*RECORDED DATA:*
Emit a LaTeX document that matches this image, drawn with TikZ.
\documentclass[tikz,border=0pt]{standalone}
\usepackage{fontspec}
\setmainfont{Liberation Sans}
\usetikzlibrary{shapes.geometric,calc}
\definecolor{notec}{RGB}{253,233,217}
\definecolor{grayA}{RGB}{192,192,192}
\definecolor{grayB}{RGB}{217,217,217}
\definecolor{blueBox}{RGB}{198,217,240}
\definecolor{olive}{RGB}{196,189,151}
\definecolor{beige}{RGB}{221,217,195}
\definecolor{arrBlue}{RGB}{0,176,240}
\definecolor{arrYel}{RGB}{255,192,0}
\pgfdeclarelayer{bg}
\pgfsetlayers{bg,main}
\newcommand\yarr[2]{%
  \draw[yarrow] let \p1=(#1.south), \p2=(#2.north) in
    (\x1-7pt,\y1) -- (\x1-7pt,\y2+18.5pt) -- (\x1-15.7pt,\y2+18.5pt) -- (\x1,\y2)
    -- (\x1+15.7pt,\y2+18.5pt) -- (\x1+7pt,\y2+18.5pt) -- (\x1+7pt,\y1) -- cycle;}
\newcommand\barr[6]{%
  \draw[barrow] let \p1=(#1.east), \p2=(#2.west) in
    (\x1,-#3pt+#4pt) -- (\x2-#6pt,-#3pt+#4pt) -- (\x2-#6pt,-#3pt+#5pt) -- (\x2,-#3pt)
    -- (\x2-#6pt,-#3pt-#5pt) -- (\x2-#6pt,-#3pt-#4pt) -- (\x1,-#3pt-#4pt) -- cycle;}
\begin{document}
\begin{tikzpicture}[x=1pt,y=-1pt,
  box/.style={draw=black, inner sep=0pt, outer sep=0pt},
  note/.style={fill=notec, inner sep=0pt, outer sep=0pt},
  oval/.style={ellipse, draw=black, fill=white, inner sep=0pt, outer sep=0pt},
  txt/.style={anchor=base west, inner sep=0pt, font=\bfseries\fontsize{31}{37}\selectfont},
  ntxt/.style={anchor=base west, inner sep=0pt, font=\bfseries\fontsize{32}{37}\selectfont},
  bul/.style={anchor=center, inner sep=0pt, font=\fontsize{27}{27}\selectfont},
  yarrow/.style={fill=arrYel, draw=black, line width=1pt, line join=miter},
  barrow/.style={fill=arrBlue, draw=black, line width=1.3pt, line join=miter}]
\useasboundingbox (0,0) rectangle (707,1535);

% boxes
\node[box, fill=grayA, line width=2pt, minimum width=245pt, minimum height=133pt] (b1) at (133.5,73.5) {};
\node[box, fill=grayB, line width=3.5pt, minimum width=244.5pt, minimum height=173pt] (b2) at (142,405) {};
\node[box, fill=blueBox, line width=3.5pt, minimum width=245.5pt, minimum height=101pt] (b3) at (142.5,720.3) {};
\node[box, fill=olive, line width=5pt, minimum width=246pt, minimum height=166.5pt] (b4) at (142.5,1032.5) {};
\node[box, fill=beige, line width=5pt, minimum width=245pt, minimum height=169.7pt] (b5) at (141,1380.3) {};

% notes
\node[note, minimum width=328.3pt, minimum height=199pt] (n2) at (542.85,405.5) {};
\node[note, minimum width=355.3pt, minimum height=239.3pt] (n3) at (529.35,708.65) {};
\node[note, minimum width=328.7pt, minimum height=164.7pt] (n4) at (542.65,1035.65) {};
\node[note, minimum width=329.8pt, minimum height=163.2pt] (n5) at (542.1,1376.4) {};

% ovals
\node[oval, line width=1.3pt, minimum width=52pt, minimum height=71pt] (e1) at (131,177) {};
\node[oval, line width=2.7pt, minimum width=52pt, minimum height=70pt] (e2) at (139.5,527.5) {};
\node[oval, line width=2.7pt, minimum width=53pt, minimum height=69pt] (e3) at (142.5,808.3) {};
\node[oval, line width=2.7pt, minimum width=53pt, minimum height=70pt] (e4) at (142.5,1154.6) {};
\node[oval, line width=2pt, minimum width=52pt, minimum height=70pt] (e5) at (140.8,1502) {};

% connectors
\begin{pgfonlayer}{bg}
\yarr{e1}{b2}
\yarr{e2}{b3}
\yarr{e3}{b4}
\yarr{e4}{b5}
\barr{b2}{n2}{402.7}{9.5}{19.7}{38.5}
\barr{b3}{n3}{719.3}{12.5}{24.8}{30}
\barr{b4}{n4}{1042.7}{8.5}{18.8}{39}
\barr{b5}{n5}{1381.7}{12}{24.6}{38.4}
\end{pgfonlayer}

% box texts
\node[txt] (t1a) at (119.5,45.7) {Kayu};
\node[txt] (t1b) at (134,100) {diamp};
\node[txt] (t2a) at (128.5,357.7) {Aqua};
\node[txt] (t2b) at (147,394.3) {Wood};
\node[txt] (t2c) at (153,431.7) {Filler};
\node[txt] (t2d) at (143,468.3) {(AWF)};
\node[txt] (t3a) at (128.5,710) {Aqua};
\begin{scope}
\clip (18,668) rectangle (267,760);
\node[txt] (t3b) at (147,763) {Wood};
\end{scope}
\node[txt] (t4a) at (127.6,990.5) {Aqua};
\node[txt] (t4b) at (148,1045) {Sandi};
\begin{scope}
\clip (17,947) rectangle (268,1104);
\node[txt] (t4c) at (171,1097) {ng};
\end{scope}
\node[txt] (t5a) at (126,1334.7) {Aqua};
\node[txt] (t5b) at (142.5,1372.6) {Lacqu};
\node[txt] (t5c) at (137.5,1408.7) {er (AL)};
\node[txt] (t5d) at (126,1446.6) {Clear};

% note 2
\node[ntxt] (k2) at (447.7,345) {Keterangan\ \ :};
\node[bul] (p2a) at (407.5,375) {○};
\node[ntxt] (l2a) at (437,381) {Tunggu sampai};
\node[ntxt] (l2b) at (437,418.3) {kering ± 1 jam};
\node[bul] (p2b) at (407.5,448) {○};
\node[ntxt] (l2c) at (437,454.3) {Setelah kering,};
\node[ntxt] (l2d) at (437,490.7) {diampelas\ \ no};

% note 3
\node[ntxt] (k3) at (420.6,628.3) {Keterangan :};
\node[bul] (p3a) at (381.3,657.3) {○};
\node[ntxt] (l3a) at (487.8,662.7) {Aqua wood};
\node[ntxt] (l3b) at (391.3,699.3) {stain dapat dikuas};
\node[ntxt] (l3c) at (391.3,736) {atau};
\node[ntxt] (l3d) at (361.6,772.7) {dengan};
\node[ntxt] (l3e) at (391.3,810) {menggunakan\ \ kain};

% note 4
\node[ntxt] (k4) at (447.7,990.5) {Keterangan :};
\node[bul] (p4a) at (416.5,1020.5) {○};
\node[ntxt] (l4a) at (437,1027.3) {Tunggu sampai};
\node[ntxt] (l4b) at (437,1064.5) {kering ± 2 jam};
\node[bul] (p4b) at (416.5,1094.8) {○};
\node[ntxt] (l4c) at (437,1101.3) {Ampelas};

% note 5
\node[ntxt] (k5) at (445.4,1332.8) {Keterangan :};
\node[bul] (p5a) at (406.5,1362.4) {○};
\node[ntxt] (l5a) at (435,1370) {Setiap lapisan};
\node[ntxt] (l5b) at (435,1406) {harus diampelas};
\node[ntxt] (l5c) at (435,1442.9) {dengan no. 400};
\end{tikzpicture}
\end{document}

*WHAT TO DO:* Repeat every line of the material exactly as given.

*EXERCISE SOLUTION:*
Emit a LaTeX document that matches this image, drawn with TikZ.
\documentclass[tikz,border=0pt]{standalone}
\usepackage{fontspec}
\setmainfont{Liberation Sans}
\usetikzlibrary{shapes.geometric,calc}
\definecolor{notec}{RGB}{253,233,217}
\definecolor{grayA}{RGB}{192,192,192}
\definecolor{grayB}{RGB}{217,217,217}
\definecolor{blueBox}{RGB}{198,217,240}
\definecolor{olive}{RGB}{196,189,151}
\definecolor{beige}{RGB}{221,217,195}
\definecolor{arrBlue}{RGB}{0,176,240}
\definecolor{arrYel}{RGB}{255,192,0}
\pgfdeclarelayer{bg}
\pgfsetlayers{bg,main}
\newcommand\yarr[2]{%
  \draw[yarrow] let \p1=(#1.south), \p2=(#2.north) in
    (\x1-7pt,\y1) -- (\x1-7pt,\y2+18.5pt) -- (\x1-15.7pt,\y2+18.5pt) -- (\x1,\y2)
    -- (\x1+15.7pt,\y2+18.5pt) -- (\x1+7pt,\y2+18.5pt) -- (\x1+7pt,\y1) -- cycle;}
\newcommand\barr[6]{%
  \draw[barrow] let \p1=(#1.east), \p2=(#2.west) in
    (\x1,-#3pt+#4pt) -- (\x2-#6pt,-#3pt+#4pt) -- (\x2-#6pt,-#3pt+#5pt) -- (\x2,-#3pt)
    -- (\x2-#6pt,-#3pt-#5pt) -- (\x2-#6pt,-#3pt-#4pt) -- (\x1,-#3pt-#4pt) -- cycle;}
\begin{document}
\begin{tikzpicture}[x=1pt,y=-1pt,
  box/.style={draw=black, inner sep=0pt, outer sep=0pt},
  note/.style={fill=notec, inner sep=0pt, outer sep=0pt},
  oval/.style={ellipse, draw=black, fill=white, inner sep=0pt, outer sep=0pt},
  txt/.style={anchor=base west, inner sep=0pt, font=\bfseries\fontsize{31}{37}\selectfont},
  ntxt/.style={anchor=base west, inner sep=0pt, font=\bfseries\fontsize{32}{37}\selectfont},
  bul/.style={anchor=center, inner sep=0pt, font=\fontsize{27}{27}\selectfont},
  yarrow/.style={fill=arrYel, draw=black, line width=1pt, line join=miter},
  barrow/.style={fill=arrBlue, draw=black, line width=1.3pt, line join=miter}]
\useasboundingbox (0,0) rectangle (707,1535);

% boxes
\node[box, fill=grayA, line width=2pt, minimum width=245pt, minimum height=133pt] (b1) at (133.5,73.5) {};
\node[box, fill=grayB, line width=3.5pt, minimum width=244.5pt, minimum height=173pt] (b2) at (142,405) {};
\node[box, fill=blueBox, line width=3.5pt, minimum width=245.5pt, minimum height=101pt] (b3) at (142.5,720.3) {};
\node[box, fill=olive, line width=5pt, minimum width=246pt, minimum height=166.5pt] (b4) at (142.5,1032.5) {};
\node[box, fill=beige, line width=5pt, minimum width=245pt, minimum height=169.7pt] (b5) at (141,1380.3) {};

% notes
\node[note, minimum width=328.3pt, minimum height=199pt] (n2) at (542.85,405.5) {};
\node[note, minimum width=355.3pt, minimum height=239.3pt] (n3) at (529.35,708.65) {};
\node[note, minimum width=328.7pt, minimum height=164.7pt] (n4) at (542.65,1035.65) {};
\node[note, minimum width=329.8pt, minimum height=163.2pt] (n5) at (542.1,1376.4) {};

% ovals
\node[oval, line width=1.3pt, minimum width=52pt, minimum height=71pt] (e1) at (131,177) {};
\node[oval, line width=2.7pt, minimum width=52pt, minimum height=70pt] (e2) at (139.5,527.5) {};
\node[oval, line width=2.7pt, minimum width=53pt, minimum height=69pt] (e3) at (142.5,808.3) {};
\node[oval, line width=2.7pt, minimum width=53pt, minimum height=70pt] (e4) at (142.5,1154.6) {};
\node[oval, line width=2pt, minimum width=52pt, minimum height=70pt] (e5) at (140.8,1502) {};

% connectors
\begin{pgfonlayer}{bg}
\yarr{e1}{b2}
\yarr{e2}{b3}
\yarr{e3}{b4}
\yarr{e4}{b5}
\barr{b2}{n2}{402.7}{9.5}{19.7}{38.5}
\barr{b3}{n3}{719.3}{12.5}{24.8}{30}
\barr{b4}{n4}{1042.7}{8.5}{18.8}{39}
\barr{b5}{n5}{1381.7}{12}{24.6}{38.4}
\end{pgfonlayer}

% box texts
\node[txt] (t1a) at (119.5,45.7) {Kayu};
\node[txt] (t1b) at (134,100) {diamp};
\node[txt] (t2a) at (128.5,357.7) {Aqua};
\node[txt] (t2b) at (147,394.3) {Wood};
\node[txt] (t2c) at (153,431.7) {Filler};
\node[txt] (t2d) at (143,468.3) {(AWF)};
\node[txt] (t3a) at (128.5,710) {Aqua};
\begin{scope}
\clip (18,668) rectangle (267,760);
\node[txt] (t3b) at (147,763) {Wood};
\end{scope}
\node[txt] (t4a) at (127.6,990.5) {Aqua};
\node[txt] (t4b) at (148,1045) {Sandi};
\begin{scope}
\clip (17,947) rectangle (268,1104);
\node[txt] (t4c) at (171,1097) {ng};
\end{scope}
\node[txt] (t5a) at (126,1334.7) {Aqua};
\node[txt] (t5b) at (142.5,1372.6) {Lacqu};
\node[txt] (t5c) at (137.5,1408.7) {er (AL)};
\node[txt] (t5d) at (126,1446.6) {Clear};

% note 2
\node[ntxt] (k2) at (447.7,345) {Keterangan\ \ :};
\node[bul] (p2a) at (407.5,375) {○};
\node[ntxt] (l2a) at (437,381) {Tunggu sampai};
\node[ntxt] (l2b) at (437,418.3) {kering ± 1 jam};
\node[bul] (p2b) at (407.5,448) {○};
\node[ntxt] (l2c) at (437,454.3) {Setelah kering,};
\node[ntxt] (l2d) at (437,490.7) {diampelas\ \ no};

% note 3
\node[ntxt] (k3) at (420.6,628.3) {Keterangan :};
\node[bul] (p3a) at (381.3,657.3) {○};
\node[ntxt] (l3a) at (487.8,662.7) {Aqua wood};
\node[ntxt] (l3b) at (391.3,699.3) {stain dapat dikuas};
\node[ntxt] (l3c) at (391.3,736) {atau};
\node[ntxt] (l3d) at (361.6,772.7) {dengan};
\node[ntxt] (l3e) at (391.3,810) {menggunakan\ \ kain};

% note 4
\node[ntxt] (k4) at (447.7,990.5) {Keterangan :};
\node[bul] (p4a) at (416.5,1020.5) {○};
\node[ntxt] (l4a) at (437,1027.3) {Tunggu sampai};
\node[ntxt] (l4b) at (437,1064.5) {kering ± 2 jam};
\node[bul] (p4b) at (416.5,1094.8) {○};
\node[ntxt] (l4c) at (437,1101.3) {Ampelas};

% note 5
\node[ntxt] (k5) at (445.4,1332.8) {Keterangan :};
\node[bul] (p5a) at (406.5,1362.4) {○};
\node[ntxt] (l5a) at (435,1370) {Setiap lapisan};
\node[ntxt] (l5b) at (435,1406) {harus diampelas};
\node[ntxt] (l5c) at (435,1442.9) {dengan no. 400};
\end{tikzpicture}
\end{document}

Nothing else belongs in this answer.